Curiosity didn’t kill this cat

Putting the issues aside, Rocha, at his core, is a passionate guy willing to speak his mind. Stories abound about Rocha seeing a wrong and “righting it,” which sometimes involves a loud voice, a lot of intensity, and a little foul language. He’s not afraid to lose his cool and defend a cause, and that passion is what drew Jesse Robles, the editor at Pechanga.net and the founder of his own platform foodandgaming.com, to Rocha.

Robles first met Rocha when he spoke in a class at San Diego State University, where Robles was a student.

“He is a keeper of truth,” Robles said. “I think that was his mission [with Pechanga.net], to bring the truth out into the open.

Robles said Rocha is “one of the reasons” he has the confidence to pursue his own venture. Being around Rocha has taught him that hard work and passion can lead to success.

“I think he’s been successful at following his curiosity,” Robles said. “He taught me to listen to — and trust — my inner voice and passion.”

Most everyone in Rocha’s orbit uses the word “passion” to describe him at some point.
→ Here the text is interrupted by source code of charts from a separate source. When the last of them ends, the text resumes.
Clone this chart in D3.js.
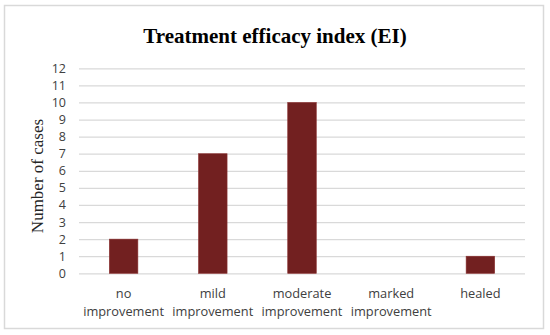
<!DOCTYPE html>
<html>
<head>
<meta charset="utf-8">
<script src="https://cdn.jsdelivr.net/npm/d3@7"></script>
<style>
  body { margin: 0; background: #fff; }
</style>
</head>
<body>
<div class="chart"></div>
<script>
// chart data
var categories = [["no", "improvement"], ["mild", "improvement"], ["moderate", "improvement"], ["marked", "improvement"], ["healed"]];
var cases = [2, 7, 10, 0, 1];
var yTicks = [0, 1, 2, 3, 4, 5, 6, 7, 8, 9, 10, 11, 12];

var width = 550;
var height = 335;
var plotLeft = 79, plotRight = 525, plotTop = 68.3, plotBottom = 273.3;

var svg = d3.select(".chart")
            .append("svg")
            .attr("width", width)
            .attr("height", height);

// outer frame
svg.append("rect")
   .attr("x", 4.5).attr("y", 5.5)
   .attr("width", 539).attr("height", 323)
   .attr("fill", "#fff")
   .attr("stroke", "#d9d9d9")
   .attr("stroke-width", 1.5);

var xScale = d3.scaleBand()
               .domain(d3.range(categories.length))
               .range([plotLeft, plotRight])
               .paddingInner(0.68)
               .paddingOuter(0.34);

var yScale = d3.scaleLinear()
               .domain([0, 12])
               .range([plotBottom, plotTop]);

// gridlines
svg.append("g")
   .attr("class", "grid")
   .attr("transform", "translate(" + plotLeft + ",0)")
   .call(d3.axisLeft(yScale).tickValues(yTicks).tickSize(-(plotRight - plotLeft)).tickFormat(""))
   .call(g => g.select(".domain").remove())
   .call(g => g.selectAll("line").attr("stroke", "#d9d9d9").attr("stroke-width", 1.2));

// y tick labels
svg.append("g")
   .attr("id", "y-axis")
   .attr("transform", "translate(" + (plotLeft - 13) + ",0)")
   .call(d3.axisLeft(yScale).tickValues(yTicks).tickSize(0).tickPadding(0))
   .call(g => g.select(".domain").remove())
   .call(g => g.selectAll("text")
               .attr("fill", "#404040")
               .style("font-family", "'Open Sans', sans-serif")
               .style("font-size", "12.5px"));

// bars
svg.selectAll("rect.bar")
   .data(cases)
   .enter()
   .append("rect")
   .attr("class", "bar")
   .attr("x", (d, i) => xScale(i))
   .attr("y", d => yScale(d))
   .attr("width", xScale.bandwidth())
   .attr("height", d => plotBottom - yScale(d))
   .attr("fill", "#722020")
   .attr("stroke", "#8a3030")
   .attr("stroke-width", 0.6);

// x category labels
var xLabels = svg.append("g").attr("id", "x-axis");
categories.forEach(function(lines, i) {
  var cx = xScale(i) + xScale.bandwidth() / 2;
  var t = xLabels.append("text")
     .attr("x", cx)
     .attr("y", 297.5)
     .attr("text-anchor", "middle")
     .attr("fill", "#404040")
     .style("font-family", "'Open Sans', sans-serif")
     .style("font-size", "12.8px");
  lines.forEach(function(s, j) {
    t.append("tspan")
     .attr("x", cx)
     .attr("dy", j === 0 ? 0 : 18.5)
     .text(s);
  });
});

// title
svg.append("text")
   .attr("x", 275)
   .attr("y", 42.7)
   .attr("text-anchor", "middle")
   .style("font-family", "'Liberation Serif', 'Times New Roman', serif")
   .style("font-weight", "bold")
   .style("font-size", "21px")
   .attr("fill", "#000")
   .text("Treatment efficacy index (EI)");

// y axis title
svg.append("text")
   .attr("transform", "translate(43,176) rotate(-90)")
   .attr("text-anchor", "middle")
   .style("font-family", "'Liberation Serif', 'Times New Roman', serif")
   .style("font-size", "17px")
   .attr("fill", "#262626")
   .text("Number of cases");
</script>
</body>
</html>
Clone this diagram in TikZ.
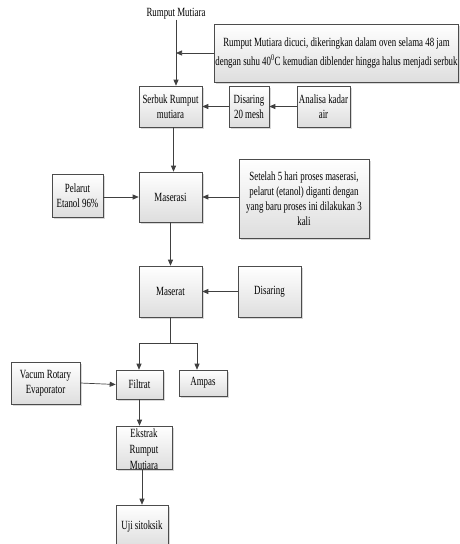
\documentclass[tikz,border=0pt]{standalone}
\usepackage{fontspec}
\setmainfont{Liberation Serif}[FakeStretch=0.71]
\usetikzlibrary{arrows.meta,shadows,calc}
\begin{document}
\begin{tikzpicture}[x=1pt,y=-1pt,
  box/.style={draw=black!70, line width=0.6pt, top color=white, bottom color=black!13,
    drop shadow={shadow xshift=1.5pt, shadow yshift=-1.5pt, fill=black!30},
    align=center, inner sep=1pt, font=\fontsize{12.5}{15}\selectfont},
  arr/.style={draw=black!75, line width=0.7pt, -{Triangle[length=6pt,width=5pt]}},
  ln/.style={draw=black!75, line width=0.7pt},
  lbl/.style={align=center, inner sep=0pt, font=\fontsize{12.5}{16}\selectfont}]
\useasboundingbox[fill=white] (0,0) rectangle (459,544);
\node[lbl] (title) at (176,14) {Rumput Mutiara};
\node[box, minimum width=243pt, minimum height=58pt, font=\fontsize{12.5}{18.5}\selectfont] (cuci) at (336.5,53)
  {Rumput Mutiara dicuci, dikeringkan dalam oven selama 48 jam\\dengan suhu 40\textsuperscript{0}C kemudian diblender hingga halus menjadi serbuk};
\node[box, minimum width=63pt, minimum height=41pt] (serbuk) at (170.5,106.5) {Serbuk Rumput\\mutiara};
\node[box, minimum width=40pt, minimum height=41pt] (dis20) at (249,106.5) {Disaring\\20 mesh};
\node[box, minimum width=53pt, minimum height=41pt] (analisa) at (323.5,106.5) {Analisa kadar\\air};
\node[box, minimum width=51pt, minimum height=43pt] (pelarut) at (77.5,195.5) {Pelarut\\Etanol 96\%};
\node[box, minimum width=63pt, minimum height=50pt] (maserasi) at (170.5,197) {Maserasi};
\node[box, minimum width=130pt, minimum height=79pt] (setelah) at (304,198.5)
  {Setelah 5 hari proses maserasi,\\pelarut (etanol) diganti dengan\\yang baru proses ini dilakukan 3\\kali};
\node[box, minimum width=63pt, minimum height=51pt] (maserat) at (170.5,291.5) {Maserat};
\node[box, minimum width=63pt, minimum height=51pt] (disaring) at (269.5,291.5) {Disaring};
\node[box, minimum width=69pt, minimum height=42pt] (vacum) at (45.5,383) {Vacum Rotary\\Evaporator};
\node[box, minimum width=47pt, minimum height=29pt] (filtrat) at (139.5,384.5) {Filtrat};
\node[box, minimum width=48pt, minimum height=26pt] (ampas) at (203,383) {Ampas};
\node[box, minimum width=56pt, minimum height=43pt] (ekstrak) at (144,447.5) {};
\node[lbl] (ekstrakt) at (144,449) {Ekstrak\\Rumput\\Mutiara};
\node[box, minimum width=52pt, minimum height=42pt] (uji) at (142,526) {Uji sitoksik};
% connectors
\draw[arr] (title.south) -- (title |- serbuk.north);
\draw[arr] (cuci.west) -- (title |- cuci.west);
\draw[arr] (dis20.west) -- (serbuk.east);
\draw[arr] (analisa.west) -- (dis20.east);
\draw[arr] ([xshift=3pt]serbuk.south) -- ([xshift=3pt]maserasi.north);
\draw[arr] (pelarut.east |- maserasi.west) -- (maserasi.west);
\draw[arr] (setelah.west |- maserasi.east) -- (maserasi.east);
\draw[arr] (maserasi.south) -- (maserat.north);
\draw[arr] (disaring.west) -- (maserat.east);
\coordinate (sp) at (172,343);
\coordinate (spL) at (139,343);
\coordinate (spR) at (197,343);
\draw[ln] (maserat.south) -- (maserat.south |- sp);
\draw[ln] (spL) -- (spR);
\draw[arr] (spL) -- (spL |- filtrat.north);
\draw[arr] (spR) -- (spR |- ampas.north);
\draw[arr] (vacum.east) -- (filtrat.west);
\draw[arr] (filtrat.south) -- (filtrat.south |- ekstrak.north);
\draw[arr] (uji.north |- ekstrak.south) -- (uji.north);
\end{tikzpicture}
\end{document}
Colleagues and friends also call him intense, focused, inquisitive, compassionate, committed, and driven.

“His muse is bringing information to Indian Country,” Johnson said. “But his views have always been broader than Indian Country. That’s just now being discovered.”

Said the AGA’s York: “He views tribal sovereignty as kind of the Holy Grail and all of his decisions are to make tribal gaming as strong as possible, and it’s not just to defend Pechanga’s tribal sovereignty, but everyone’s against anyone who is trying to take it away from them.

“That passion makes him a formidable opponent.”